The secret of Christian living is the glorious life and hope of Jesus himself within you. That truth in itself – the Truth himself – keeps my flame burning. May your flame burn brightly in the year ahead too.

Question: what has been put on hold in your life that you feel can now be re-activated and what’s your next step?

¹ Psalm 13:3,4-6 NKJV    ² Romans 8:37 NIV

³ Philippians 4:13 NKJV   † Colossians 1:27 NIV

First posted in January 2013

Which generation describes your identity?

I recalled this morning an image of a fountain that came to mind one day last autumn when I’d obviously been thinking about coping with my responsibilities towards younger and older family members.

At the time, refusing to identify with a thought moments before, I journaled, “I’m not in the sandwich generation, hemmed in by both sides.” I chose a better phrase to partner with: “I’m in the cascade generation, flowing with heaven from God’s perspective onto those in older and younger generations who need love and power.”

New generation: out of the sandwich and into the flow!
New generation: out of the sandwich and into the flow!

It’s all too easy when under pressure to take on a false sense of identity that puts more emphasis on the burdens than on the answer that lightens the load, both for you and me and the generations around us.

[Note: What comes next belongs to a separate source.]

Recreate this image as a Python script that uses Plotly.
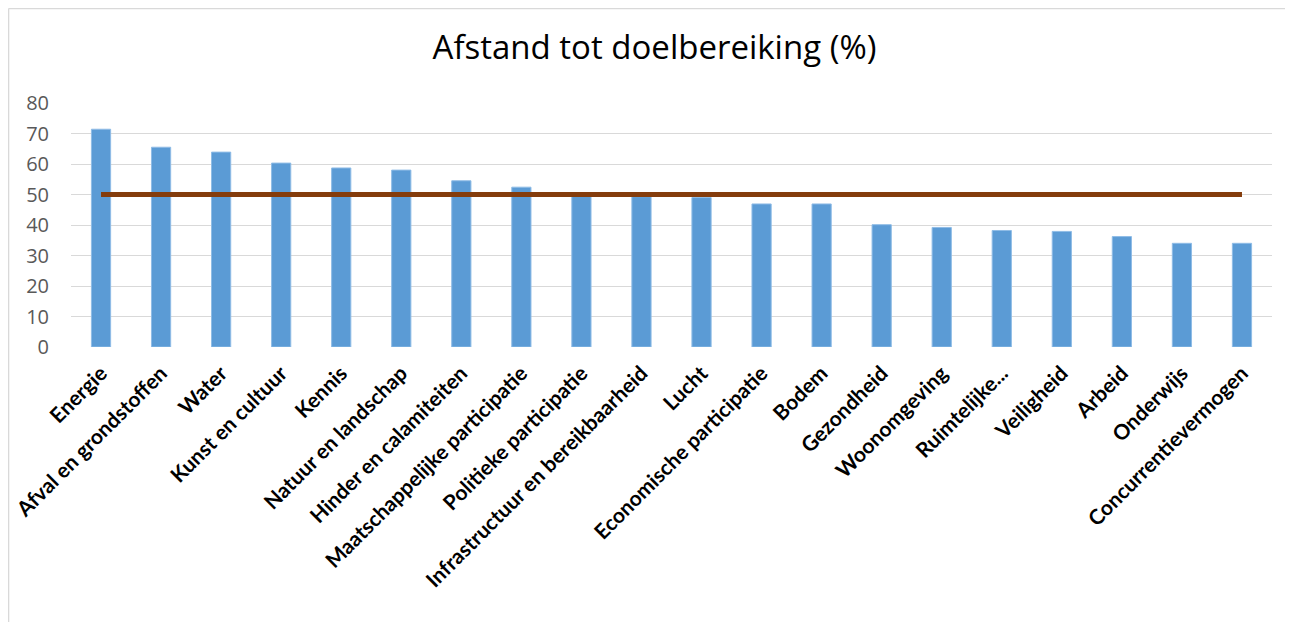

Jesus said to the Samaritan woman at the well, “whoever drinks the water I give them will never thirst. Indeed, the water I give them will become in them a spring of water welling up to eternal life.”¹

This spring of water brings refreshment and restoration for ourselves, but also a flow of hope, healing and creative solutions for the individuals, families and communities whose lives we touch.

We’re told in the same story that the woman left behind her water jar at the well – on one level a symbol of the burdens she carried? – and went back to town to spread the news about Jesus, and drew people to him. Some would come to drink the supernatural living water of his Spirit for themselves, then pass it on to others in the region.

Immediately after writing these reflections this morning, the first song I heard as I turned on my car stereo was Matt Redman’s We Are The Free, in which the chorus ends with the line, “We are the free, the freedom generation.” Absolutely!

If you’re in need of refreshment this week amid competing pressures, just ask Jesus for a drink! It’s free, and we’re a generation that’s set free from the labels and identities that the voice of oppression would put on us.